━━━ GIVEN DATA ━━━

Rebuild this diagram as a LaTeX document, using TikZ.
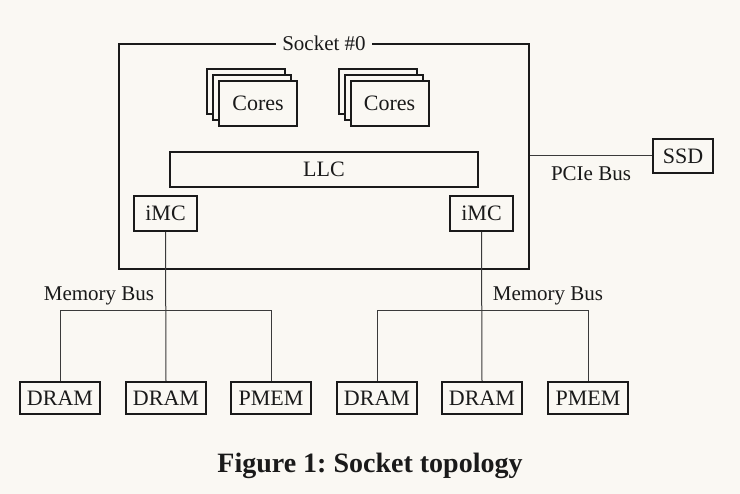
\documentclass[tikz,border=0pt]{standalone}
\usepackage{fontspec}
\setmainfont{Liberation Serif}
\definecolor{bg}{HTML}{FAF8F3}
\definecolor{ink}{HTML}{1A1A1A}
\definecolor{wire}{HTML}{3A3A3A}
\begin{document}
\begin{tikzpicture}[x=1pt,y=-1pt,
  box/.style={draw=ink,line width=2pt,fill=bg,inner sep=0pt,text=ink,font=\fontsize{22}{26}\selectfont},
  wirestyle/.style={draw=wire,line width=1pt},
  lbl/.style={text=ink,inner sep=0pt,font=\fontsize{21}{25}\selectfont}]
\fill[bg] (0,0) rectangle (740,494);
\useasboundingbox (0,0) rectangle (740,494);
% socket
\node[box,fill=none,minimum width=410pt,minimum height=225pt] (socket) at (324,156.5) {};
\node[lbl,fill=bg,inner xsep=6pt,inner ysep=2pt] (sockettitle) at (socket.north) {Socket \#0};
% cores stacks
\foreach \n/\cx in {c1/258,c2/389.5}{
  \node[box,minimum width=78pt,minimum height=45pt] (\n b) at (\cx-12,91.5) {};
  \node[box,minimum width=78pt,minimum height=45pt] (\n m) at (\cx-6,97.5) {};
  \node[box,minimum width=78pt,minimum height=45pt] (\n) at (\cx,103.5) {Cores};
}
\node[box,minimum width=308pt,minimum height=35pt] (llc) at (324,169.5) {LLC};
\node[box,minimum width=63pt,minimum height=35pt] (imcl) at (165.5,213.5) {iMC};
\node[box,minimum width=63pt,minimum height=35pt] (imcr) at (481.5,213.5) {iMC};
% SSD
\node[box,minimum width=60pt,minimum height=34pt] (ssd) at (683,156) {SSD};
\draw[wirestyle] (socket.east |- ssd.west) -- (ssd.west);
\node[lbl] (pcie) at (591,174) {PCIe Bus};
% memory
\foreach \n/\x/\t in {d1/60/DRAM,d2/166/DRAM,p1/271/PMEM,d3/377/DRAM,d4/482/DRAM,p2/588/PMEM}{
  \node[box,minimum width=80pt,minimum height=32pt] (\n) at (\x,398) {\t};
}
\coordinate (busy) at (0,311);
\draw[wirestyle] (imcl.south) -- (d2.north);
\draw[wirestyle] (imcr.south) -- (d4.north);
\draw[wirestyle] (d1.north) -- (d1.north |- busy) -- (p1.north |- busy) -- (p1.north);
\draw[wirestyle] (d3.north) -- (d3.north |- busy) -- (p2.north |- busy) -- (p2.north);
\node[lbl] (mbl) at (99,296) {Memory Bus};
\node[lbl] (mbr) at (548,296) {Memory Bus};
% caption
\node[text=ink,inner sep=0pt,font=\fontsize{28}{32}\selectfont\bfseries] (caption) at (370,466) {\frenchspacing Figure 1: Socket topology};
\end{tikzpicture}
\end{document}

━━━

§ **REQUIREMENT**: Reproduce every line precisely as given, omitting all pictures.

§ **COMPLETE ANSWER**:
Rebuild this diagram as a LaTeX document, using TikZ.
\documentclass[tikz,border=0pt]{standalone}
\usepackage{fontspec}
\setmainfont{Liberation Serif}
\definecolor{bg}{HTML}{FAF8F3}
\definecolor{ink}{HTML}{1A1A1A}
\definecolor{wire}{HTML}{3A3A3A}
\begin{document}
\begin{tikzpicture}[x=1pt,y=-1pt,
  box/.style={draw=ink,line width=2pt,fill=bg,inner sep=0pt,text=ink,font=\fontsize{22}{26}\selectfont},
  wirestyle/.style={draw=wire,line width=1pt},
  lbl/.style={text=ink,inner sep=0pt,font=\fontsize{21}{25}\selectfont}]
\fill[bg] (0,0) rectangle (740,494);
\useasboundingbox (0,0) rectangle (740,494);
% socket
\node[box,fill=none,minimum width=410pt,minimum height=225pt] (socket) at (324,156.5) {};
\node[lbl,fill=bg,inner xsep=6pt,inner ysep=2pt] (sockettitle) at (socket.north) {Socket \#0};
% cores stacks
\foreach \n/\cx in {c1/258,c2/389.5}{
  \node[box,minimum width=78pt,minimum height=45pt] (\n b) at (\cx-12,91.5) {};
  \node[box,minimum width=78pt,minimum height=45pt] (\n m) at (\cx-6,97.5) {};
  \node[box,minimum width=78pt,minimum height=45pt] (\n) at (\cx,103.5) {Cores};
}
\node[box,minimum width=308pt,minimum height=35pt] (llc) at (324,169.5) {LLC};
\node[box,minimum width=63pt,minimum height=35pt] (imcl) at (165.5,213.5) {iMC};
\node[box,minimum width=63pt,minimum height=35pt] (imcr) at (481.5,213.5) {iMC};
% SSD
\node[box,minimum width=60pt,minimum height=34pt] (ssd) at (683,156) {SSD};
\draw[wirestyle] (socket.east |- ssd.west) -- (ssd.west);
\node[lbl] (pcie) at (591,174) {PCIe Bus};
% memory
\foreach \n/\x/\t in {d1/60/DRAM,d2/166/DRAM,p1/271/PMEM,d3/377/DRAM,d4/482/DRAM,p2/588/PMEM}{
  \node[box,minimum width=80pt,minimum height=32pt] (\n) at (\x,398) {\t};
}
\coordinate (busy) at (0,311);
\draw[wirestyle] (imcl.south) -- (d2.north);
\draw[wirestyle] (imcr.south) -- (d4.north);
\draw[wirestyle] (d1.north) -- (d1.north |- busy) -- (p1.north |- busy) -- (p1.north);
\draw[wirestyle] (d3.north) -- (d3.north |- busy) -- (p2.north |- busy) -- (p2.north);
\node[lbl] (mbl) at (99,296) {Memory Bus};
\node[lbl] (mbr) at (548,296) {Memory Bus};
% caption
\node[text=ink,inner sep=0pt,font=\fontsize{28}{32}\selectfont\bfseries] (caption) at (370,466) {\frenchspacing Figure 1: Socket topology};
\end{tikzpicture}
\end{document}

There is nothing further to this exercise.